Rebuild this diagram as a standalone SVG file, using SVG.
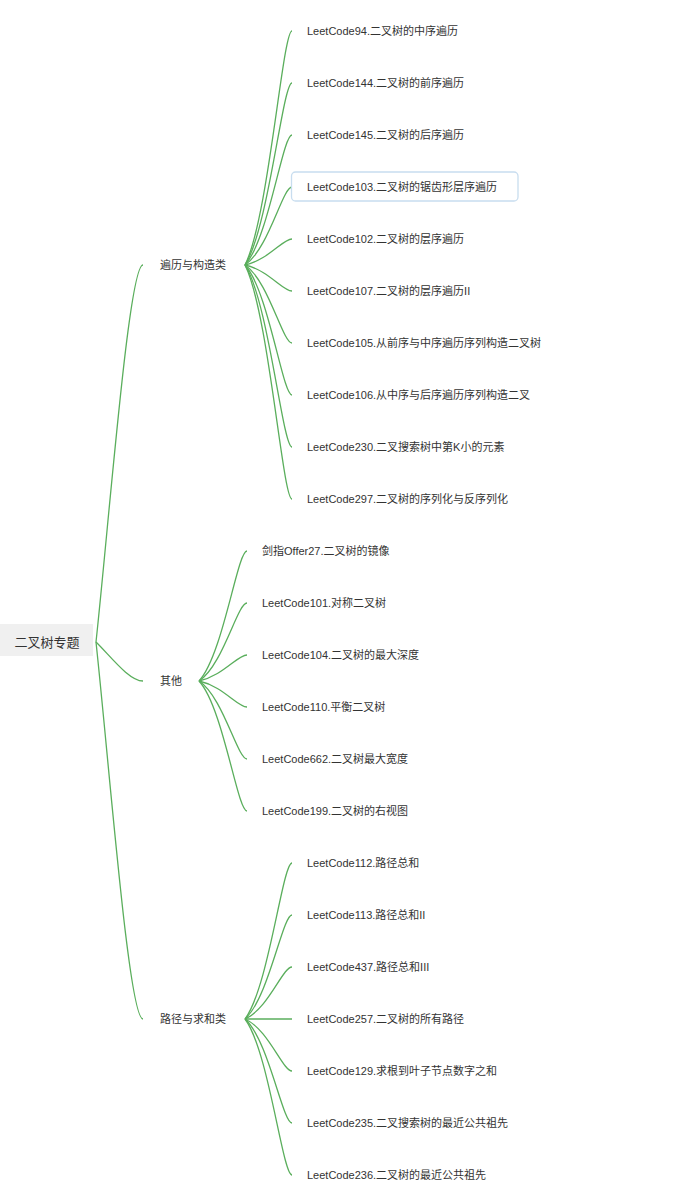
<svg xmlns="http://www.w3.org/2000/svg" width="677" height="1200" viewBox="0 0 677 1200">
<style>
text{font-family:"Liberation Sans","Noto Sans CJK SC",sans-serif;fill:#333;font-size:11px}
.root{font-size:13px;text-anchor:middle}
#connectors path{fill:none;stroke:#5aae5c;stroke-width:1.3}
</style>
<rect width="677" height="1200" fill="#fff"/>
<g id="connectors">
<path d="M96,642 C110.1,510.05 128.9,265 143,265"/>
<path d="M96,642 C110.1,655.65 128.9,681 143,681"/>
<path d="M96,642 C110.1,773.95 128.9,1019 143,1019"/>
<path d="M245,265 C268.5,218.2 282.6,31 292,31"/>
<path d="M245,265 C268.5,228.6 282.6,83 292,83"/>
<path d="M245,265 C268.5,239 282.6,135 292,135"/>
<path d="M245,265 C268.5,249.4 282.6,187 292,187"/>
<path d="M245,265 C268.5,259.8 282.6,239 292,239"/>
<path d="M245,265 C268.5,270.2 282.6,291 292,291"/>
<path d="M245,265 C268.5,280.6 282.6,343 292,343"/>
<path d="M245,265 C268.5,291 282.6,395 292,395"/>
<path d="M245,265 C268.5,301.4 282.6,447 292,447"/>
<path d="M245,265 C268.5,311.8 282.6,499 292,499"/>
<path d="M199,681 C223,655 237.4,551 247,551"/>
<path d="M199,681 C223,665.4 237.4,603 247,603"/>
<path d="M199,681 C223,675.8 237.4,655 247,655"/>
<path d="M199,681 C223,686.2 237.4,707 247,707"/>
<path d="M199,681 C223,696.6 237.4,759 247,759"/>
<path d="M199,681 C223,707 237.4,811 247,811"/>
<path d="M245,1019 C268.5,987.8 282.6,863 292,863"/>
<path d="M245,1019 C268.5,998.2 282.6,915 292,915"/>
<path d="M245,1019 C268.5,1008.6 282.6,967 292,967"/>
<path d="M245,1019 L292,1019"/>
<path d="M245,1019 C268.5,1029.4 282.6,1071 292,1071"/>
<path d="M245,1019 C268.5,1039.8 282.6,1123 292,1123"/>
<path d="M245,1019 C268.5,1050.2 282.6,1175 292,1175"/>
</g>
<g id="root"><rect x="0" y="624" width="93" height="32" fill="#f0f0f0"/><text class="root" x="47" y="646.5">二叉树专题</text></g>
<g id="b1"><text x="160" y="269">遍历与构造类</text></g>
<g id="b2"><text x="160" y="685">其他</text></g>
<g id="b3"><text x="160" y="1023">路径与求和类</text></g>
<g id="l94"><text x="307" y="35">LeetCode94.二叉树的中序遍历</text></g>
<g id="l144"><text x="307" y="87">LeetCode144.二叉树的前序遍历</text></g>
<g id="l145"><text x="307" y="139">LeetCode145.二叉树的后序遍历</text></g>
<g id="l103"><rect x="291.5" y="172" width="226.5" height="29" rx="4" fill="#fff" stroke="#c8ddef" stroke-width="1.3"/><text x="307" y="191">LeetCode103.二叉树的锯齿形层序遍历</text></g>
<g id="l102"><text x="307" y="243">LeetCode102.二叉树的层序遍历</text></g>
<g id="l107"><text x="307" y="295">LeetCode107.二叉树的层序遍历II</text></g>
<g id="l105"><text x="307" y="347">LeetCode105.从前序与中序遍历序列构造二叉树</text></g>
<g id="l106"><text x="307" y="399">LeetCode106.从中序与后序遍历序列构造二叉</text></g>
<g id="l230"><text x="307" y="451">LeetCode230.二叉搜索树中第K小的元素</text></g>
<g id="l297"><text x="307" y="503">LeetCode297.二叉树的序列化与反序列化</text></g>
<g id="o27"><text x="262" y="555">剑指Offer27.二叉树的镜像</text></g>
<g id="l101"><text x="262" y="607">LeetCode101.对称二叉树</text></g>
<g id="l104"><text x="262" y="659">LeetCode104.二叉树的最大深度</text></g>
<g id="l110"><text x="262" y="711">LeetCode110.平衡二叉树</text></g>
<g id="l662"><text x="262" y="763">LeetCode662.二叉树最大宽度</text></g>
<g id="l199"><text x="262" y="815">LeetCode199.二叉树的右视图</text></g>
<g id="l112"><text x="307" y="867">LeetCode112.路径总和</text></g>
<g id="l113"><text x="307" y="919">LeetCode113.路径总和II</text></g>
<g id="l437"><text x="307" y="971">LeetCode437.路径总和III</text></g>
<g id="l257"><text x="307" y="1023">LeetCode257.二叉树的所有路径</text></g>
<g id="l129"><text x="307" y="1075">LeetCode129.求根到叶子节点数字之和</text></g>
<g id="l235"><text x="307" y="1127">LeetCode235.二叉搜索树的最近公共祖先</text></g>
<g id="l236"><text x="307" y="1179">LeetCode236.二叉树的最近公共祖先</text></g>
</svg>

[WHAT TO PRODUCE]:
Restate the data above exactly, stripping out each image.

[RESPONSE]:
Rebuild this diagram as a standalone SVG file, using SVG.
<svg xmlns="http://www.w3.org/2000/svg" width="677" height="1200" viewBox="0 0 677 1200">
<style>
text{font-family:"Liberation Sans","Noto Sans CJK SC",sans-serif;fill:#333;font-size:11px}
.root{font-size:13px;text-anchor:middle}
#connectors path{fill:none;stroke:#5aae5c;stroke-width:1.3}
</style>
<rect width="677" height="1200" fill="#fff"/>
<g id="connectors">
<path d="M96,642 C110.1,510.05 128.9,265 143,265"/>
<path d="M96,642 C110.1,655.65 128.9,681 143,681"/>
<path d="M96,642 C110.1,773.95 128.9,1019 143,1019"/>
<path d="M245,265 C268.5,218.2 282.6,31 292,31"/>
<path d="M245,265 C268.5,228.6 282.6,83 292,83"/>
<path d="M245,265 C268.5,239 282.6,135 292,135"/>
<path d="M245,265 C268.5,249.4 282.6,187 292,187"/>
<path d="M245,265 C268.5,259.8 282.6,239 292,239"/>
<path d="M245,265 C268.5,270.2 282.6,291 292,291"/>
<path d="M245,265 C268.5,280.6 282.6,343 292,343"/>
<path d="M245,265 C268.5,291 282.6,395 292,395"/>
<path d="M245,265 C268.5,301.4 282.6,447 292,447"/>
<path d="M245,265 C268.5,311.8 282.6,499 292,499"/>
<path d="M199,681 C223,655 237.4,551 247,551"/>
<path d="M199,681 C223,665.4 237.4,603 247,603"/>
<path d="M199,681 C223,675.8 237.4,655 247,655"/>
<path d="M199,681 C223,686.2 237.4,707 247,707"/>
<path d="M199,681 C223,696.6 237.4,759 247,759"/>
<path d="M199,681 C223,707 237.4,811 247,811"/>
<path d="M245,1019 C268.5,987.8 282.6,863 292,863"/>
<path d="M245,1019 C268.5,998.2 282.6,915 292,915"/>
<path d="M245,1019 C268.5,1008.6 282.6,967 292,967"/>
<path d="M245,1019 L292,1019"/>
<path d="M245,1019 C268.5,1029.4 282.6,1071 292,1071"/>
<path d="M245,1019 C268.5,1039.8 282.6,1123 292,1123"/>
<path d="M245,1019 C268.5,1050.2 282.6,1175 292,1175"/>
</g>
<g id="root"><rect x="0" y="624" width="93" height="32" fill="#f0f0f0"/><text class="root" x="47" y="646.5">二叉树专题</text></g>
<g id="b1"><text x="160" y="269">遍历与构造类</text></g>
<g id="b2"><text x="160" y="685">其他</text></g>
<g id="b3"><text x="160" y="1023">路径与求和类</text></g>
<g id="l94"><text x="307" y="35">LeetCode94.二叉树的中序遍历</text></g>
<g id="l144"><text x="307" y="87">LeetCode144.二叉树的前序遍历</text></g>
<g id="l145"><text x="307" y="139">LeetCode145.二叉树的后序遍历</text></g>
<g id="l103"><rect x="291.5" y="172" width="226.5" height="29" rx="4" fill="#fff" stroke="#c8ddef" stroke-width="1.3"/><text x="307" y="191">LeetCode103.二叉树的锯齿形层序遍历</text></g>
<g id="l102"><text x="307" y="243">LeetCode102.二叉树的层序遍历</text></g>
<g id="l107"><text x="307" y="295">LeetCode107.二叉树的层序遍历II</text></g>
<g id="l105"><text x="307" y="347">LeetCode105.从前序与中序遍历序列构造二叉树</text></g>
<g id="l106"><text x="307" y="399">LeetCode106.从中序与后序遍历序列构造二叉</text></g>
<g id="l230"><text x="307" y="451">LeetCode230.二叉搜索树中第K小的元素</text></g>
<g id="l297"><text x="307" y="503">LeetCode297.二叉树的序列化与反序列化</text></g>
<g id="o27"><text x="262" y="555">剑指Offer27.二叉树的镜像</text></g>
<g id="l101"><text x="262" y="607">LeetCode101.对称二叉树</text></g>
<g id="l104"><text x="262" y="659">LeetCode104.二叉树的最大深度</text></g>
<g id="l110"><text x="262" y="711">LeetCode110.平衡二叉树</text></g>
<g id="l662"><text x="262" y="763">LeetCode662.二叉树最大宽度</text></g>
<g id="l199"><text x="262" y="815">LeetCode199.二叉树的右视图</text></g>
<g id="l112"><text x="307" y="867">LeetCode112.路径总和</text></g>
<g id="l113"><text x="307" y="919">LeetCode113.路径总和II</text></g>
<g id="l437"><text x="307" y="971">LeetCode437.路径总和III</text></g>
<g id="l257"><text x="307" y="1023">LeetCode257.二叉树的所有路径</text></g>
<g id="l129"><text x="307" y="1075">LeetCode129.求根到叶子节点数字之和</text></g>
<g id="l235"><text x="307" y="1127">LeetCode235.二叉搜索树的最近公共祖先</text></g>
<g id="l236"><text x="307" y="1179">LeetCode236.二叉树的最近公共祖先</text></g>
</svg>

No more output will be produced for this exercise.